Eating Sardines vs. Trading Sardines
Klarman uses a brilliant metaphor: a market where people frantically trade tins of sardines. When a buyer finally opens a tin to eat them, he finds they are rotten. The seller laughs: "Those aren't eating sardines; those are trading sardines."
This is the essence of speculation. Speculators view stocks as gambling chips. Investors view stocks as partial ownership in actual businesses. To survive, you must know which game you are playing.
The Wall Street Conflict
Klarman warns that the financial industry often works against you. Driven by fees and commissions, brokers are incentivized to promote "financial innovations" that are often risky or overpriced. Wall Street has a permanent bullish bias because optimism sells deals. Approach the machine with skepticism.
The Institutional Performance Derby
Most fund managers are trapped in "short-termism." They aren't trying to meet your long-term goals; they are trying to beat a benchmark every three months to keep their jobs. This creates a dangerous "groupthink" where managers prefer to fail conventionally than to succeed unconventionally.

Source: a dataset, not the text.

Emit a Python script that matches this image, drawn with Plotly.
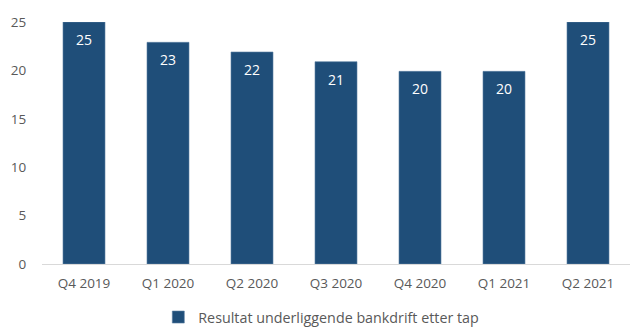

The Rule of Survival: Margin of Safety
The math of investing is brutal: recovering from a large loss is exponentially harder than maintaining steady gains.
The Strategy: Buy a dollar for sixty cents.
The Result: If the business value drops to eighty cents, you still haven't lost money.
This "buffer for error" is the Margin of Safety. It is the only way to navigate an unpredictable world.
The Art of Imprecise Valuation
Many investors seek precision in complex spreadsheets. Klarman warns that these are only as accurate as their assumptions. Instead of a single number, look for a valuation range. Use conservative forecasts to ensure your expectations are met—or exceeded.
Finding Value in the Rubble
Where are the bargains? Look where others are afraid to go:
Catalysts: Spinoffs or liquidations that force value to be realized.
Distressed Securities: Complex bankruptcies that scare off the "herd."
Institutional Constraints: Stocks being dumped by index funds for non-economic reasons.
The Thoughtful Investor’s Mindset
Success is 80% behavior. You must treat Mr. Market as your servant, not your guide. The thoughtful investor remains stalwart when the crowd panics and cautious when the crowd is exuberant.
The path laid out in Margin of Safety isn't easy, but it is dependable. Stop consuming market noise and start building your financial house on the bedrock of underlying value.
Are you ready to become a thoughtful investor?